# [SHORT TASK]
Reproduce all of the data below without alteration; exclude every picture.

# DATASET SECTION start

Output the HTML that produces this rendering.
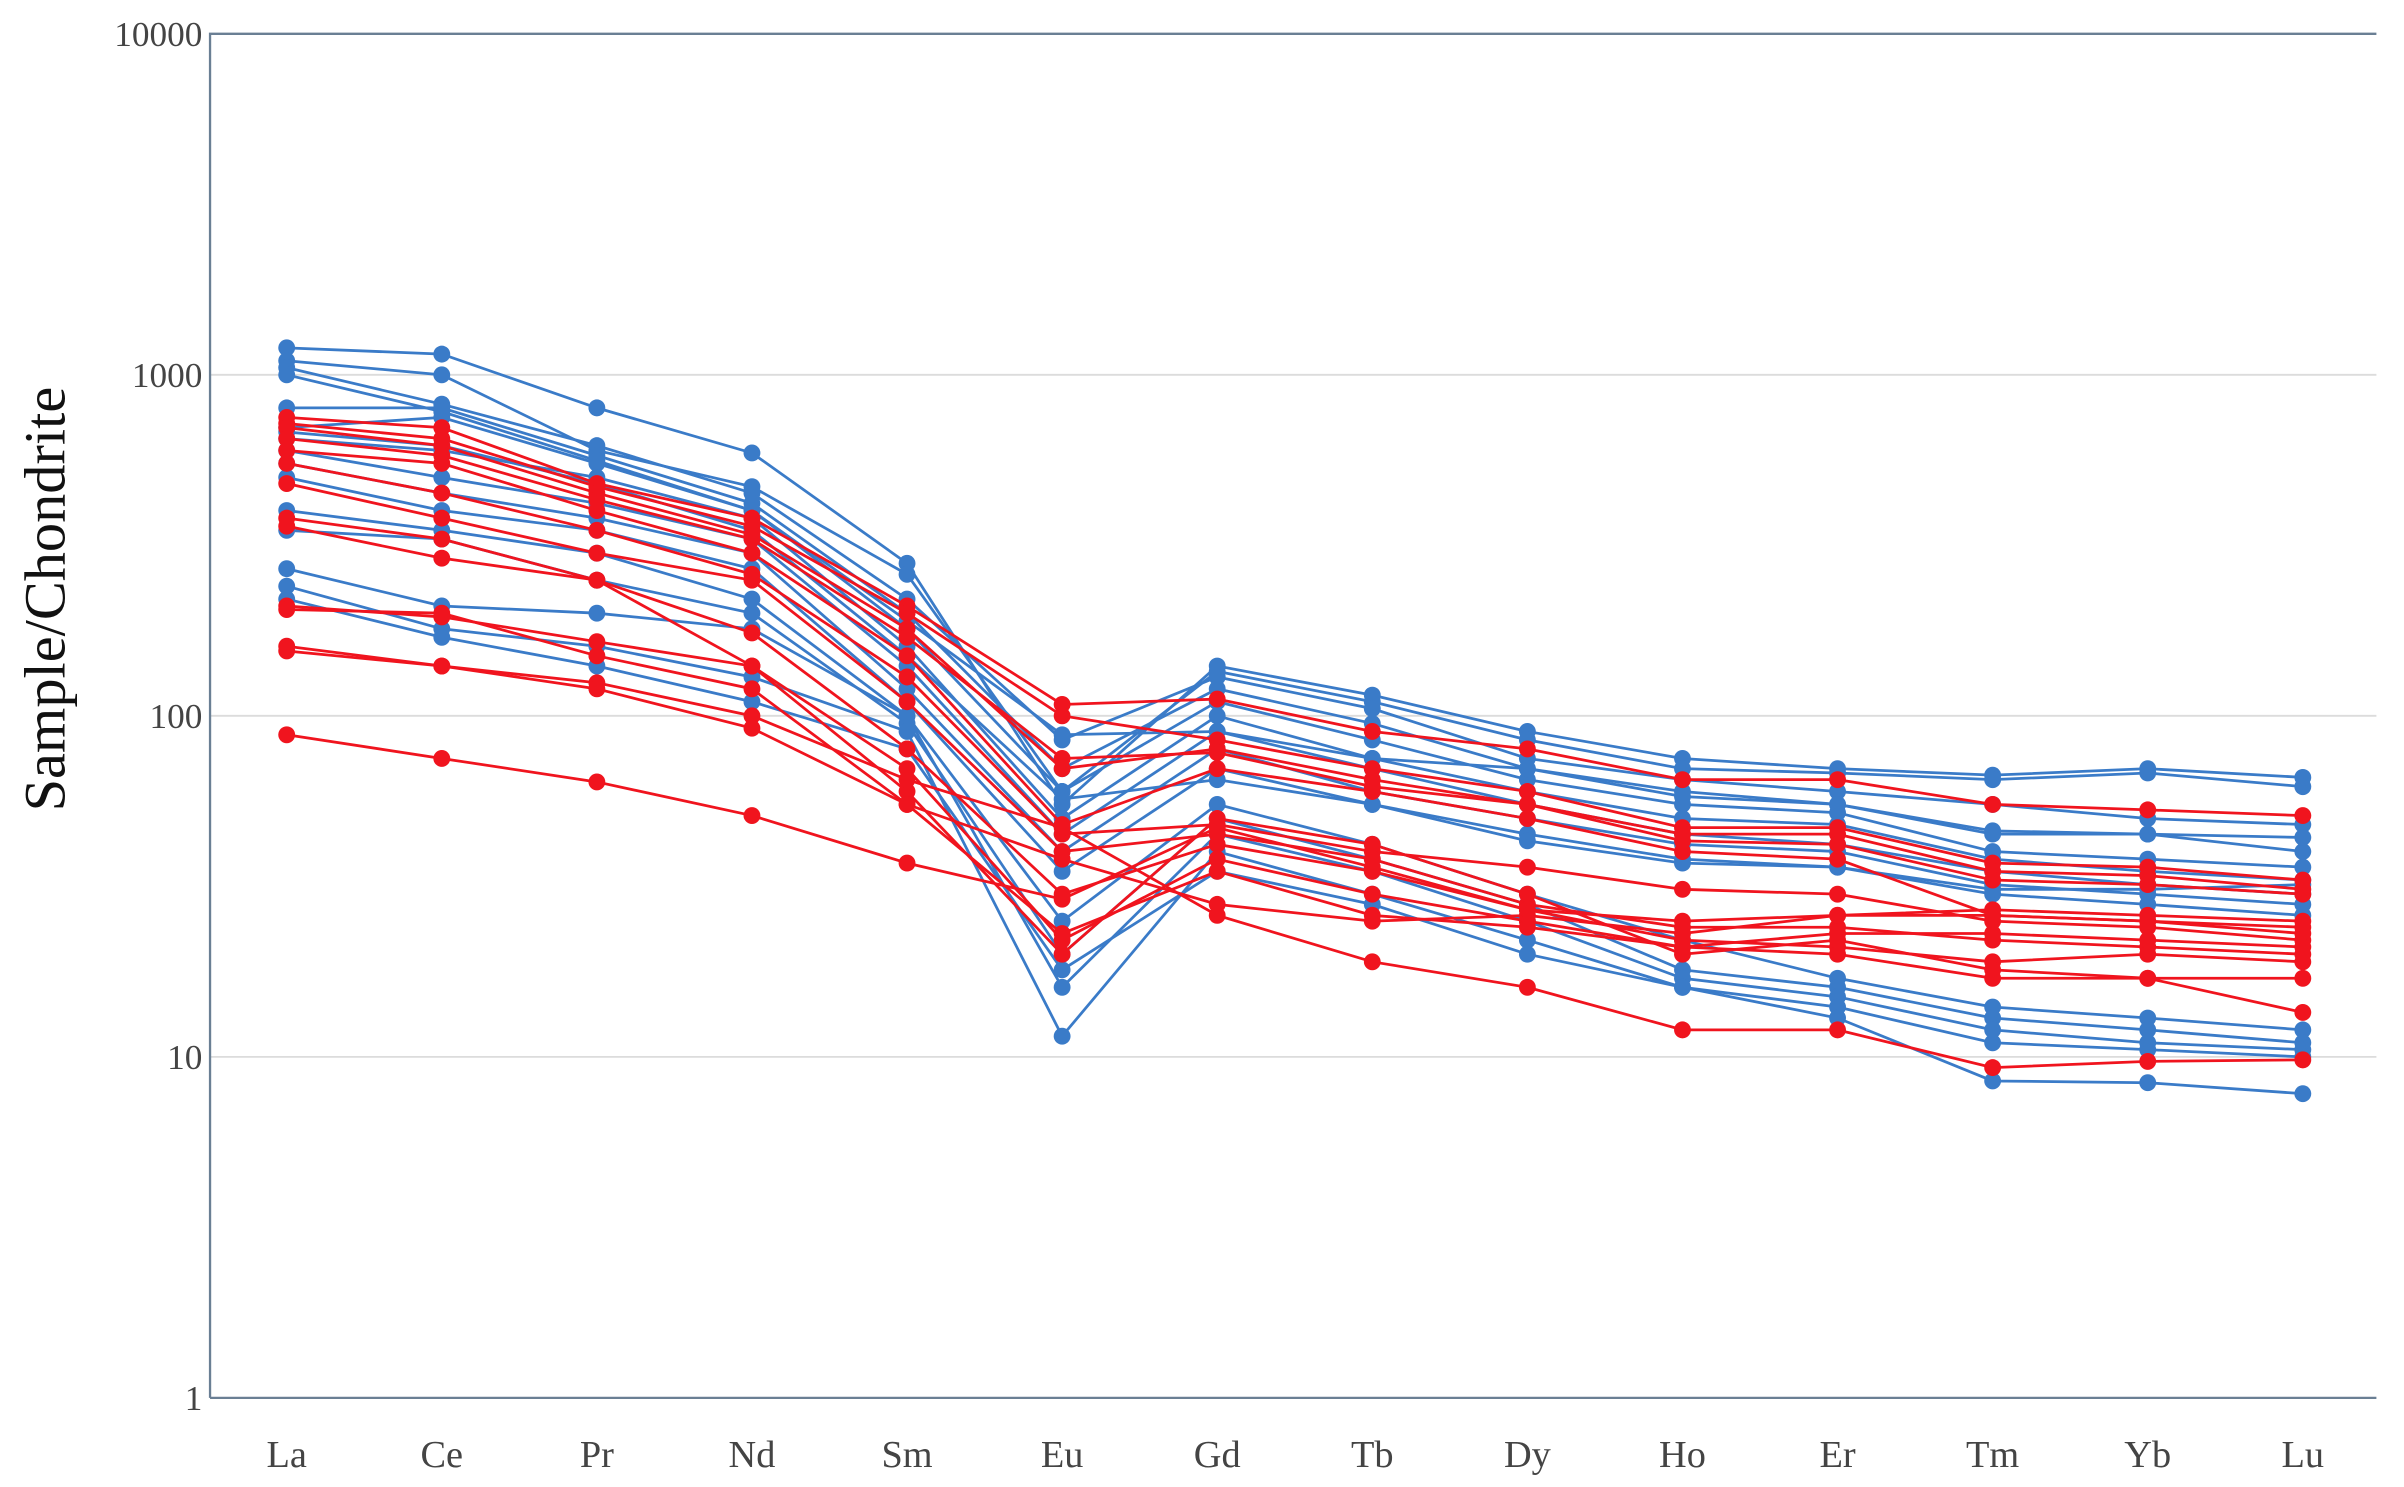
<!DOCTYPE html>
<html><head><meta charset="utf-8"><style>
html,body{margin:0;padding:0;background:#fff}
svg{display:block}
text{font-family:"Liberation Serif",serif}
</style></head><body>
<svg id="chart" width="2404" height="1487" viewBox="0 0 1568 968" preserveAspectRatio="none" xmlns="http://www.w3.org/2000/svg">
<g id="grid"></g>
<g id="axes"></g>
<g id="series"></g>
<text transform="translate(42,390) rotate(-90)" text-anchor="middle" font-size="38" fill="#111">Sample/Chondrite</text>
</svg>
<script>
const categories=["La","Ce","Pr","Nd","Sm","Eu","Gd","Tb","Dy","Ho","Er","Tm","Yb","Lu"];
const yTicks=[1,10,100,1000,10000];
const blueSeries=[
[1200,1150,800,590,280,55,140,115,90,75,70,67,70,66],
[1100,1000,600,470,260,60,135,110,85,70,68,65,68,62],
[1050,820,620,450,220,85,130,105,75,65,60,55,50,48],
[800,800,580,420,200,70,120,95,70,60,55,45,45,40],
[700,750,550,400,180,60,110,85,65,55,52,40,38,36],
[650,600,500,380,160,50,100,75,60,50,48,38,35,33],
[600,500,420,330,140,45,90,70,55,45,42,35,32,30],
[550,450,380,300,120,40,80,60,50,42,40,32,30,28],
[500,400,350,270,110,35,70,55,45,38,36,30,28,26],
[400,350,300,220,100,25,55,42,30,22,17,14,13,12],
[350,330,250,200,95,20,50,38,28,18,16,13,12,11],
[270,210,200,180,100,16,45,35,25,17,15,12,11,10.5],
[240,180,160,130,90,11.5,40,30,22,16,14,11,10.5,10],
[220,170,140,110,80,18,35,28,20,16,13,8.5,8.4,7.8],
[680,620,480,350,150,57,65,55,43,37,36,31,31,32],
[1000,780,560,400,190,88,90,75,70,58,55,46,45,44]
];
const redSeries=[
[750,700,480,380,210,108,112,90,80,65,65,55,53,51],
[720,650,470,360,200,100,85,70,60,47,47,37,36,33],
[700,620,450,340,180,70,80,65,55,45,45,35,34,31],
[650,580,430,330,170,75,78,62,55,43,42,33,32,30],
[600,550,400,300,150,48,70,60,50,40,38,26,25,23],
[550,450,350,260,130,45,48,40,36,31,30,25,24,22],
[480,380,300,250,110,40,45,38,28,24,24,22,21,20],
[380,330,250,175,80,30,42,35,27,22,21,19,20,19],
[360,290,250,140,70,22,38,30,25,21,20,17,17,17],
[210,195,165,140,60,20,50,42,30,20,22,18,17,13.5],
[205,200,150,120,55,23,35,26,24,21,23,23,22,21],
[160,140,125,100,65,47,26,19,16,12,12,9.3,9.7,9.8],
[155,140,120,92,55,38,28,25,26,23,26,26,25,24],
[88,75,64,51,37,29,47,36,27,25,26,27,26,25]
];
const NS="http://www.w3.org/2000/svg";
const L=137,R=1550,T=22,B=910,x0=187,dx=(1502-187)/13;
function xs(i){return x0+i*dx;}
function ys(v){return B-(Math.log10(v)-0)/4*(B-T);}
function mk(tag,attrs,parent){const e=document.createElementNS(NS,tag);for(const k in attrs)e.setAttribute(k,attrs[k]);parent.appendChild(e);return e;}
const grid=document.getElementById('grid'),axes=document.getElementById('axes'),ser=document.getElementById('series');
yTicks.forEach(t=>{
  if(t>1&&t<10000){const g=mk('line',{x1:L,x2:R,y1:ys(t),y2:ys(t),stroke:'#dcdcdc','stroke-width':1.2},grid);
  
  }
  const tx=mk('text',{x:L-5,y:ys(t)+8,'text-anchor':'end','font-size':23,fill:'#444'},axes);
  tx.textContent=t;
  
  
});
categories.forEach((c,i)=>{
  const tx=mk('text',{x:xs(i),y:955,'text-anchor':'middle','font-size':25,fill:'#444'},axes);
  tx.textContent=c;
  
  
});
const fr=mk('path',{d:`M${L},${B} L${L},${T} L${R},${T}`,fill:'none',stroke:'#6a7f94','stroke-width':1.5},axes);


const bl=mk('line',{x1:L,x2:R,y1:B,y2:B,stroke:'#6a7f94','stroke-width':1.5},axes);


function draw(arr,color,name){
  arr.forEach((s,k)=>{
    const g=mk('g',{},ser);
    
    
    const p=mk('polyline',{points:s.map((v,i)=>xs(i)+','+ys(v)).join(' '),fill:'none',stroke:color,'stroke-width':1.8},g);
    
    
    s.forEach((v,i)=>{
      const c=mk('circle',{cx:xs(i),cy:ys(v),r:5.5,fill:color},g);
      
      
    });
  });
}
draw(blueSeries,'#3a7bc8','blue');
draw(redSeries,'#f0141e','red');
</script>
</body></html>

# DATASET SECTION end

# [ANSWER IN FULL]
Output the HTML that produces this rendering.
<!DOCTYPE html>
<html><head><meta charset="utf-8"><style>
html,body{margin:0;padding:0;background:#fff}
svg{display:block}
text{font-family:"Liberation Serif",serif}
</style></head><body>
<svg id="chart" width="2404" height="1487" viewBox="0 0 1568 968" preserveAspectRatio="none" xmlns="http://www.w3.org/2000/svg">
<g id="grid"></g>
<g id="axes"></g>
<g id="series"></g>
<text transform="translate(42,390) rotate(-90)" text-anchor="middle" font-size="38" fill="#111">Sample/Chondrite</text>
</svg>
<script>
const categories=["La","Ce","Pr","Nd","Sm","Eu","Gd","Tb","Dy","Ho","Er","Tm","Yb","Lu"];
const yTicks=[1,10,100,1000,10000];
const blueSeries=[
[1200,1150,800,590,280,55,140,115,90,75,70,67,70,66],
[1100,1000,600,470,260,60,135,110,85,70,68,65,68,62],
[1050,820,620,450,220,85,130,105,75,65,60,55,50,48],
[800,800,580,420,200,70,120,95,70,60,55,45,45,40],
[700,750,550,400,180,60,110,85,65,55,52,40,38,36],
[650,600,500,380,160,50,100,75,60,50,48,38,35,33],
[600,500,420,330,140,45,90,70,55,45,42,35,32,30],
[550,450,380,300,120,40,80,60,50,42,40,32,30,28],
[500,400,350,270,110,35,70,55,45,38,36,30,28,26],
[400,350,300,220,100,25,55,42,30,22,17,14,13,12],
[350,330,250,200,95,20,50,38,28,18,16,13,12,11],
[270,210,200,180,100,16,45,35,25,17,15,12,11,10.5],
[240,180,160,130,90,11.5,40,30,22,16,14,11,10.5,10],
[220,170,140,110,80,18,35,28,20,16,13,8.5,8.4,7.8],
[680,620,480,350,150,57,65,55,43,37,36,31,31,32],
[1000,780,560,400,190,88,90,75,70,58,55,46,45,44]
];
const redSeries=[
[750,700,480,380,210,108,112,90,80,65,65,55,53,51],
[720,650,470,360,200,100,85,70,60,47,47,37,36,33],
[700,620,450,340,180,70,80,65,55,45,45,35,34,31],
[650,580,430,330,170,75,78,62,55,43,42,33,32,30],
[600,550,400,300,150,48,70,60,50,40,38,26,25,23],
[550,450,350,260,130,45,48,40,36,31,30,25,24,22],
[480,380,300,250,110,40,45,38,28,24,24,22,21,20],
[380,330,250,175,80,30,42,35,27,22,21,19,20,19],
[360,290,250,140,70,22,38,30,25,21,20,17,17,17],
[210,195,165,140,60,20,50,42,30,20,22,18,17,13.5],
[205,200,150,120,55,23,35,26,24,21,23,23,22,21],
[160,140,125,100,65,47,26,19,16,12,12,9.3,9.7,9.8],
[155,140,120,92,55,38,28,25,26,23,26,26,25,24],
[88,75,64,51,37,29,47,36,27,25,26,27,26,25]
];
const NS="http://www.w3.org/2000/svg";
const L=137,R=1550,T=22,B=910,x0=187,dx=(1502-187)/13;
function xs(i){return x0+i*dx;}
function ys(v){return B-(Math.log10(v)-0)/4*(B-T);}
function mk(tag,attrs,parent){const e=document.createElementNS(NS,tag);for(const k in attrs)e.setAttribute(k,attrs[k]);parent.appendChild(e);return e;}
const grid=document.getElementById('grid'),axes=document.getElementById('axes'),ser=document.getElementById('series');
yTicks.forEach(t=>{
  if(t>1&&t<10000){const g=mk('line',{x1:L,x2:R,y1:ys(t),y2:ys(t),stroke:'#dcdcdc','stroke-width':1.2},grid);
  
  }
  const tx=mk('text',{x:L-5,y:ys(t)+8,'text-anchor':'end','font-size':23,fill:'#444'},axes);
  tx.textContent=t;
  
  
});
categories.forEach((c,i)=>{
  const tx=mk('text',{x:xs(i),y:955,'text-anchor':'middle','font-size':25,fill:'#444'},axes);
  tx.textContent=c;
  
  
});
const fr=mk('path',{d:`M${L},${B} L${L},${T} L${R},${T}`,fill:'none',stroke:'#6a7f94','stroke-width':1.5},axes);


const bl=mk('line',{x1:L,x2:R,y1:B,y2:B,stroke:'#6a7f94','stroke-width':1.5},axes);


function draw(arr,color,name){
  arr.forEach((s,k)=>{
    const g=mk('g',{},ser);
    
    
    const p=mk('polyline',{points:s.map((v,i)=>xs(i)+','+ys(v)).join(' '),fill:'none',stroke:color,'stroke-width':1.8},g);
    
    
    s.forEach((v,i)=>{
      const c=mk('circle',{cx:xs(i),cy:ys(v),r:5.5,fill:color},g);
      
      
    });
  });
}
draw(blueSeries,'#3a7bc8','blue');
draw(redSeries,'#f0141e','red');
</script>
</body></html>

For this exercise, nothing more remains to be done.